_Material provided_
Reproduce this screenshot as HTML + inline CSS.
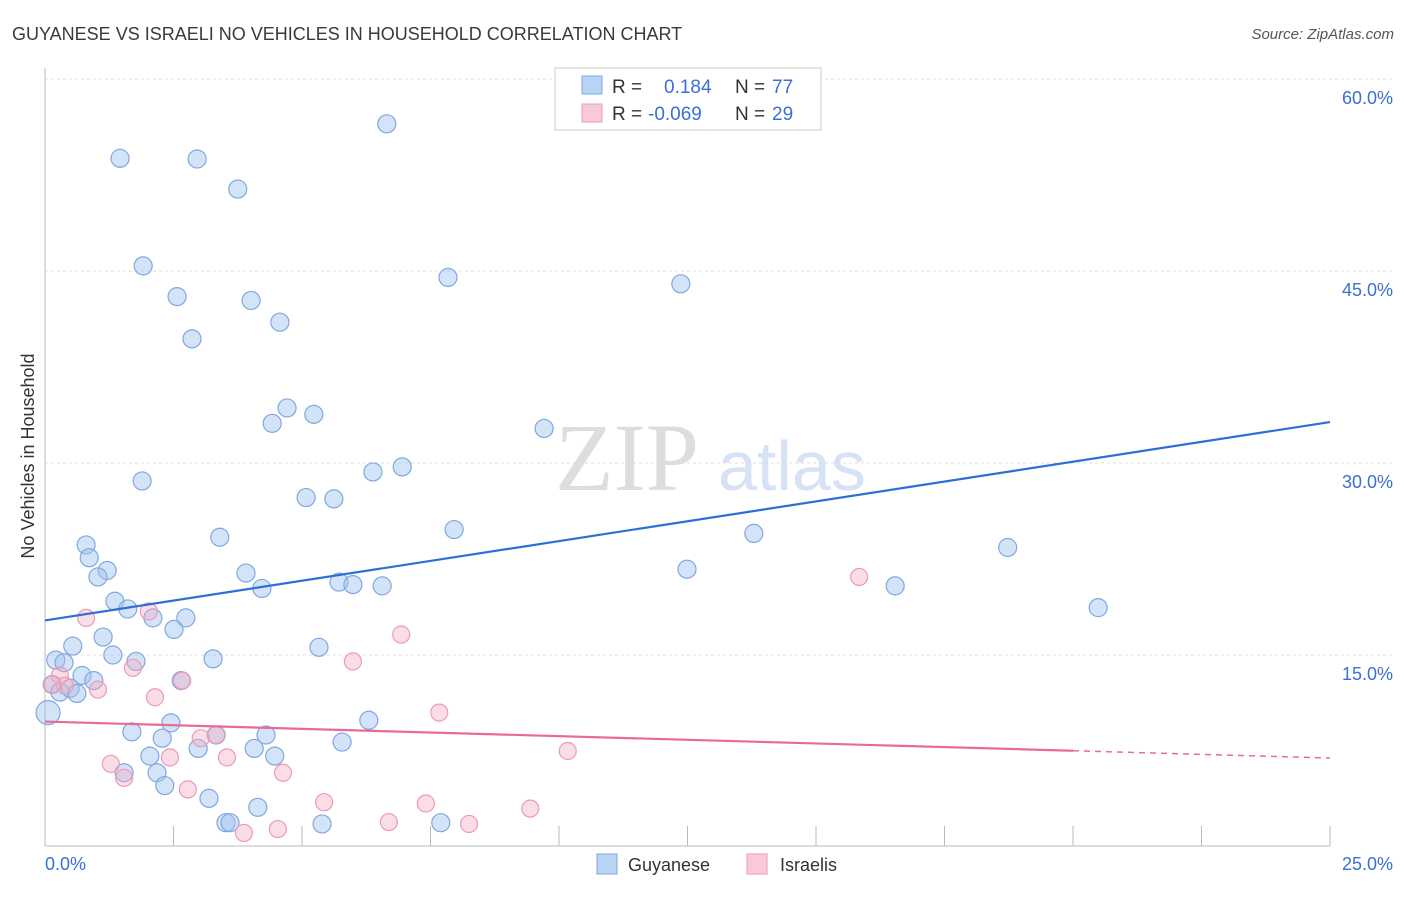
<!DOCTYPE html>
<html><head><meta charset="utf-8">
<style>
body{margin:0;background:#fff;font-family:"Liberation Sans",sans-serif;}
svg text{font-family:"Liberation Sans",sans-serif;}
</style></head>
<body>
<svg id="chart" width="1406" height="892" xmlns="http://www.w3.org/2000/svg">
<text x="12" y="40" font-size="18" fill="#3a3a3a">GUYANESE VS ISRAELI NO VEHICLES IN HOUSEHOLD CORRELATION CHART</text>
<text x="1394" y="39" font-size="15" fill="#555" text-anchor="end" font-style="italic">Source: ZipAtlas.com</text>
<text x="555" y="490" font-size="96" fill="#ddd" style="font-family:'Liberation Serif',serif">ZIP</text>
<text x="718" y="490" font-size="70" fill="#d6e2f5">atlas</text>
<text transform="translate(34,456) rotate(-90)" font-size="18" fill="#333" text-anchor="middle">No Vehicles in Household</text>
<g id="grid"></g><g id="marks"></g>
<g>
<rect x="555" y="68" width="266" height="62" fill="#fff" stroke="#ccc"/>
<rect x="582" y="76" width="20" height="18" fill="#b8d3f6" stroke="#7fa8e0"/>
<rect x="582" y="104" width="20" height="18" fill="#f9c9d8" stroke="#ee9ab5"/>
<text x="612" y="93" font-size="19" fill="#333">R =</text><text x="664" y="93" font-size="19" fill="#3a70d4">0.184</text>
<text x="735" y="93" font-size="19" fill="#333">N =</text><text x="772" y="93" font-size="19" fill="#3a70d4">77</text>
<text x="612" y="120" font-size="19" fill="#333">R =</text><text x="648" y="120" font-size="19" fill="#3a70d4">-0.069</text>
<text x="735" y="120" font-size="19" fill="#333">N =</text><text x="772" y="120" font-size="19" fill="#3a70d4">29</text>
</g>
<g>
<rect x="597" y="854" width="20" height="20" fill="#b8d3f6" stroke="#7fa8e0"/>
<text x="628" y="871" font-size="18" fill="#333">Guyanese</text>
<rect x="747" y="854" width="20" height="20" fill="#f9c9d8" stroke="#ee9ab5"/>
<text x="780" y="871" font-size="18" fill="#333">Israelis</text>
</g>
</svg>
<script>
const xTicks=[0,2.5,5,7.5,10,12.5,15,17.5,20,22.5,25];
const yTicks=[15,30,45,60];
const yTickLabels=["15.0%","30.0%","45.0%","60.0%"];
const guyX=[1.46,2.96,6.65,3.75,1.91,2.57,4.01,7.84,12.37,4.57,2.86,4.71,5.23,4.42,9.71,1.89,6.95,6.38,5.08,5.62,7.96,3.40,13.79,18.73,0.80,0.86,1.21,1.03,3.91,12.49,4.22,5.72,5.99,6.56,16.54,1.36,1.61,2.10,2.74,20.49,2.51,1.13,0.54,5.33,0.21,0.37,1.32,1.77,3.27,0.72,0.95,2.65,0.14,0.29,0.49,0.62,0.06,2.45,1.69,2.28,4.30,3.33,5.78,6.30,4.07,4.47,2.04,2.98,1.54,2.18,2.33,3.19,4.14,3.52,3.60,5.39,7.70];
const guyY=[53.8,53.75,56.5,51.4,45.4,43.0,42.7,44.5,44.0,41.0,39.7,34.3,33.8,33.1,32.7,28.6,29.7,29.3,27.3,27.2,24.8,24.2,24.5,23.4,23.6,22.6,21.6,21.1,21.4,21.7,20.2,20.7,20.5,20.4,20.4,19.2,18.6,17.9,17.9,18.7,17.0,16.4,15.7,15.6,14.6,14.4,15.0,14.5,14.7,13.4,13.0,13.0,12.7,12.1,12.4,12.0,10.5,9.7,9.0,8.5,8.75,8.75,8.2,9.9,7.7,7.1,7.1,7.7,5.8,5.8,4.8,3.8,3.1,1.9,1.9,1.8,1.9];
const isrX=[0.80,2.02,1.71,2.14,1.03,0.29,0.39,0.14,2.67,6.93,5.99,15.84,7.67,3.33,3.03,3.54,2.43,1.28,1.54,2.78,4.63,5.43,7.41,9.44,6.69,8.25,4.53,3.87,10.17];
const isrY=[17.9,18.4,14.0,11.7,12.3,13.4,12.6,12.7,13.0,16.6,14.5,21.1,10.5,8.75,8.5,7.0,7.0,6.5,5.4,4.5,5.8,3.5,3.4,3.0,1.95,1.8,1.4,1.1,7.5];
const guyTrend=[17.7,33.2];
const isrTrend=[9.8,6.95];
const NS="http://www.w3.org/2000/svg";
const X=v=>45+v/25*1285;
const Y=v=>847-v/15*192;
function mk(tag,attrs,parent){const e=document.createElementNS(NS,tag);for(const k in attrs)e.setAttribute(k,attrs[k]);parent.appendChild(e);return e;}
const grid=document.getElementById('grid'),marks=document.getElementById('marks');
yTicks.forEach((t,i)=>{
 const l=mk('line',{x1:45,x2:1395,y1:Y(t),y2:Y(t),stroke:'#ddd','stroke-dasharray':'3,3'},grid);
 
 
 const tx=mk('text',{x:1393,y:Y(t)+25,'font-size':18,fill:'#3a70d4','text-anchor':'end'},grid);
 tx.textContent=yTickLabels[i];
 
 
});
const ax=mk('line',{x1:45,x2:1330,y1:846,y2:846,stroke:'#bbb'},grid);


const ay=mk('line',{x1:45,x2:45,y1:68,y2:846,stroke:'#bbb'},grid);


xTicks.forEach(t=>{
 const l=mk('line',{x1:X(t),x2:X(t),y1:826,y2:846,stroke:'#bbb'},grid);
 
 
});
const x0=mk('text',{x:45,y:870,'font-size':18,fill:'#3a70d4'},grid);x0.textContent='0.0%';


const x1=mk('text',{x:1393,y:870,'font-size':18,fill:'#3a70d4','text-anchor':'end'},grid);x1.textContent='25.0%';


guyX.forEach((x,i)=>{
 const c=mk('circle',{cx:X(x),cy:Y(guyY[i]),r:x<0.1?12:9,fill:'rgba(160,195,240,0.45)',stroke:'#7fa8e0','stroke-width':1.2},marks);
 
 
});
isrX.forEach((x,i)=>{
 const c=mk('circle',{cx:X(x),cy:Y(isrY[i]),r:8.5,fill:'rgba(245,170,195,0.4)',stroke:'#ee9ab5','stroke-width':1.2},marks);
 
 
});
const bl=mk('line',{x1:X(0),y1:Y(guyTrend[0]),x2:X(25),y2:Y(guyTrend[1]),stroke:'#2e6fd6','stroke-width':2.2},marks);


const pAt=x=>isrTrend[0]+(isrTrend[1]-isrTrend[0])*x/25;
const pl=mk('line',{x1:X(0),y1:Y(pAt(0)),x2:X(20),y2:Y(pAt(20)),stroke:'#e86a98','stroke-width':2.2},marks);


const pd=mk('line',{x1:X(20),y1:Y(pAt(20)),x2:X(25),y2:Y(pAt(25)),stroke:'#e86a98','stroke-width':1.5,'stroke-dasharray':'6,5'},marks);


</script>
</body></html>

_What you need to do_
Copy the data exactly. Any picture it contains is to be omitted.

_Task output_
Reproduce this screenshot as HTML + inline CSS.
<!DOCTYPE html>
<html><head><meta charset="utf-8">
<style>
body{margin:0;background:#fff;font-family:"Liberation Sans",sans-serif;}
svg text{font-family:"Liberation Sans",sans-serif;}
</style></head>
<body>
<svg id="chart" width="1406" height="892" xmlns="http://www.w3.org/2000/svg">
<text x="12" y="40" font-size="18" fill="#3a3a3a">GUYANESE VS ISRAELI NO VEHICLES IN HOUSEHOLD CORRELATION CHART</text>
<text x="1394" y="39" font-size="15" fill="#555" text-anchor="end" font-style="italic">Source: ZipAtlas.com</text>
<text x="555" y="490" font-size="96" fill="#ddd" style="font-family:'Liberation Serif',serif">ZIP</text>
<text x="718" y="490" font-size="70" fill="#d6e2f5">atlas</text>
<text transform="translate(34,456) rotate(-90)" font-size="18" fill="#333" text-anchor="middle">No Vehicles in Household</text>
<g id="grid"></g><g id="marks"></g>
<g>
<rect x="555" y="68" width="266" height="62" fill="#fff" stroke="#ccc"/>
<rect x="582" y="76" width="20" height="18" fill="#b8d3f6" stroke="#7fa8e0"/>
<rect x="582" y="104" width="20" height="18" fill="#f9c9d8" stroke="#ee9ab5"/>
<text x="612" y="93" font-size="19" fill="#333">R =</text><text x="664" y="93" font-size="19" fill="#3a70d4">0.184</text>
<text x="735" y="93" font-size="19" fill="#333">N =</text><text x="772" y="93" font-size="19" fill="#3a70d4">77</text>
<text x="612" y="120" font-size="19" fill="#333">R =</text><text x="648" y="120" font-size="19" fill="#3a70d4">-0.069</text>
<text x="735" y="120" font-size="19" fill="#333">N =</text><text x="772" y="120" font-size="19" fill="#3a70d4">29</text>
</g>
<g>
<rect x="597" y="854" width="20" height="20" fill="#b8d3f6" stroke="#7fa8e0"/>
<text x="628" y="871" font-size="18" fill="#333">Guyanese</text>
<rect x="747" y="854" width="20" height="20" fill="#f9c9d8" stroke="#ee9ab5"/>
<text x="780" y="871" font-size="18" fill="#333">Israelis</text>
</g>
</svg>
<script>
const xTicks=[0,2.5,5,7.5,10,12.5,15,17.5,20,22.5,25];
const yTicks=[15,30,45,60];
const yTickLabels=["15.0%","30.0%","45.0%","60.0%"];
const guyX=[1.46,2.96,6.65,3.75,1.91,2.57,4.01,7.84,12.37,4.57,2.86,4.71,5.23,4.42,9.71,1.89,6.95,6.38,5.08,5.62,7.96,3.40,13.79,18.73,0.80,0.86,1.21,1.03,3.91,12.49,4.22,5.72,5.99,6.56,16.54,1.36,1.61,2.10,2.74,20.49,2.51,1.13,0.54,5.33,0.21,0.37,1.32,1.77,3.27,0.72,0.95,2.65,0.14,0.29,0.49,0.62,0.06,2.45,1.69,2.28,4.30,3.33,5.78,6.30,4.07,4.47,2.04,2.98,1.54,2.18,2.33,3.19,4.14,3.52,3.60,5.39,7.70];
const guyY=[53.8,53.75,56.5,51.4,45.4,43.0,42.7,44.5,44.0,41.0,39.7,34.3,33.8,33.1,32.7,28.6,29.7,29.3,27.3,27.2,24.8,24.2,24.5,23.4,23.6,22.6,21.6,21.1,21.4,21.7,20.2,20.7,20.5,20.4,20.4,19.2,18.6,17.9,17.9,18.7,17.0,16.4,15.7,15.6,14.6,14.4,15.0,14.5,14.7,13.4,13.0,13.0,12.7,12.1,12.4,12.0,10.5,9.7,9.0,8.5,8.75,8.75,8.2,9.9,7.7,7.1,7.1,7.7,5.8,5.8,4.8,3.8,3.1,1.9,1.9,1.8,1.9];
const isrX=[0.80,2.02,1.71,2.14,1.03,0.29,0.39,0.14,2.67,6.93,5.99,15.84,7.67,3.33,3.03,3.54,2.43,1.28,1.54,2.78,4.63,5.43,7.41,9.44,6.69,8.25,4.53,3.87,10.17];
const isrY=[17.9,18.4,14.0,11.7,12.3,13.4,12.6,12.7,13.0,16.6,14.5,21.1,10.5,8.75,8.5,7.0,7.0,6.5,5.4,4.5,5.8,3.5,3.4,3.0,1.95,1.8,1.4,1.1,7.5];
const guyTrend=[17.7,33.2];
const isrTrend=[9.8,6.95];
const NS="http://www.w3.org/2000/svg";
const X=v=>45+v/25*1285;
const Y=v=>847-v/15*192;
function mk(tag,attrs,parent){const e=document.createElementNS(NS,tag);for(const k in attrs)e.setAttribute(k,attrs[k]);parent.appendChild(e);return e;}
const grid=document.getElementById('grid'),marks=document.getElementById('marks');
yTicks.forEach((t,i)=>{
 const l=mk('line',{x1:45,x2:1395,y1:Y(t),y2:Y(t),stroke:'#ddd','stroke-dasharray':'3,3'},grid);
 
 
 const tx=mk('text',{x:1393,y:Y(t)+25,'font-size':18,fill:'#3a70d4','text-anchor':'end'},grid);
 tx.textContent=yTickLabels[i];
 
 
});
const ax=mk('line',{x1:45,x2:1330,y1:846,y2:846,stroke:'#bbb'},grid);


const ay=mk('line',{x1:45,x2:45,y1:68,y2:846,stroke:'#bbb'},grid);


xTicks.forEach(t=>{
 const l=mk('line',{x1:X(t),x2:X(t),y1:826,y2:846,stroke:'#bbb'},grid);
 
 
});
const x0=mk('text',{x:45,y:870,'font-size':18,fill:'#3a70d4'},grid);x0.textContent='0.0%';


const x1=mk('text',{x:1393,y:870,'font-size':18,fill:'#3a70d4','text-anchor':'end'},grid);x1.textContent='25.0%';


guyX.forEach((x,i)=>{
 const c=mk('circle',{cx:X(x),cy:Y(guyY[i]),r:x<0.1?12:9,fill:'rgba(160,195,240,0.45)',stroke:'#7fa8e0','stroke-width':1.2},marks);
 
 
});
isrX.forEach((x,i)=>{
 const c=mk('circle',{cx:X(x),cy:Y(isrY[i]),r:8.5,fill:'rgba(245,170,195,0.4)',stroke:'#ee9ab5','stroke-width':1.2},marks);
 
 
});
const bl=mk('line',{x1:X(0),y1:Y(guyTrend[0]),x2:X(25),y2:Y(guyTrend[1]),stroke:'#2e6fd6','stroke-width':2.2},marks);


const pAt=x=>isrTrend[0]+(isrTrend[1]-isrTrend[0])*x/25;
const pl=mk('line',{x1:X(0),y1:Y(pAt(0)),x2:X(20),y2:Y(pAt(20)),stroke:'#e86a98','stroke-width':2.2},marks);


const pd=mk('line',{x1:X(20),y1:Y(pAt(20)),x2:X(25),y2:Y(pAt(25)),stroke:'#e86a98','stroke-width':1.5,'stroke-dasharray':'6,5'},marks);


</script>
</body></html>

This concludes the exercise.